I don’t know if my aversion came from the suspicion that I’d make a fool of myself, insecurity about my body, or just the fear that it would hurt. I could sense I wasn’t anatomically read
y when most girls were; maybe the emotional part was waiting for the physical part to catch up? It certainly wasn’t that I didn’t have The Feelings. But I was dealing with those on my own.
I was conflicted, to say the least, and it didn’t help that I’d found a pamphlet under a seat in the auditorium that proclaimed, “No one likes a tease,” but I still sought to ensnare a boy. Sure, the odds were against me, but there had to be at least one guy I could trick into settling for a girl who wore a training bra and was terrified of sex.
There was Andy, who had long eyelashes and was so cerebral and self-aware that even at fourteen I deemed him “pretentious.” Intellectual insults were my high school version of pushing someone on the playground. If I thought he deserved the label, it clearly didn’t bother me very much. I followed him around during his free period so often I almost failed the class I was supposed to be in during that time block. We flirted a lot and kissed a few times, and I was never sure if we didn’t get together because he didn’t want to, or because I would get that queasy “what if he wants to see me naked” feeling whenever he showed more than a passing interest.

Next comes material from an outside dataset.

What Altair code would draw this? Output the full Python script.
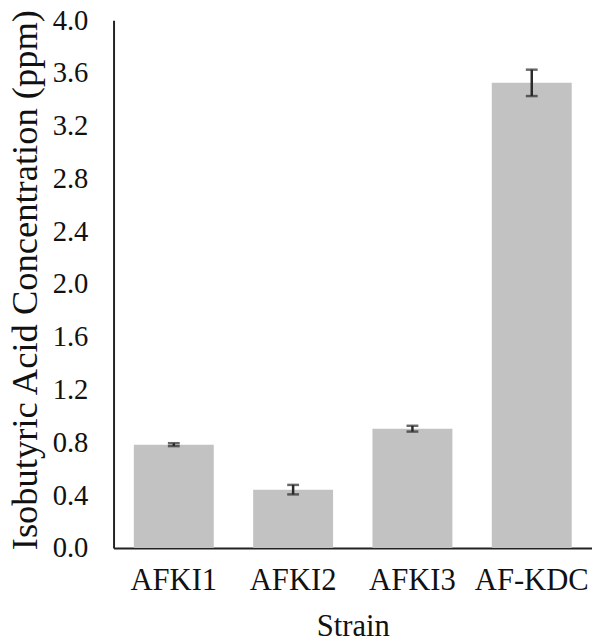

I met Hunter at a rave that my brother snuck me into. He was slight and kind of gorgeous. He wore a bandanna with the Puerto Rican flag, I suspect to compensate for his misleading white-kid name, and he told my friend Lindsey that I had a “nice ass.” Who talked like that? Even putting that memory on paper gives me butterflies. I had never met anyone so forward. He asked for my number (what are we, in a movie?) and called a couple times but stopped after the third phone call when the awkward pauses led him to ask, “Am I bothering you?” No, you’re not bothering me! This is the most exciting thing that’s happened to me ever!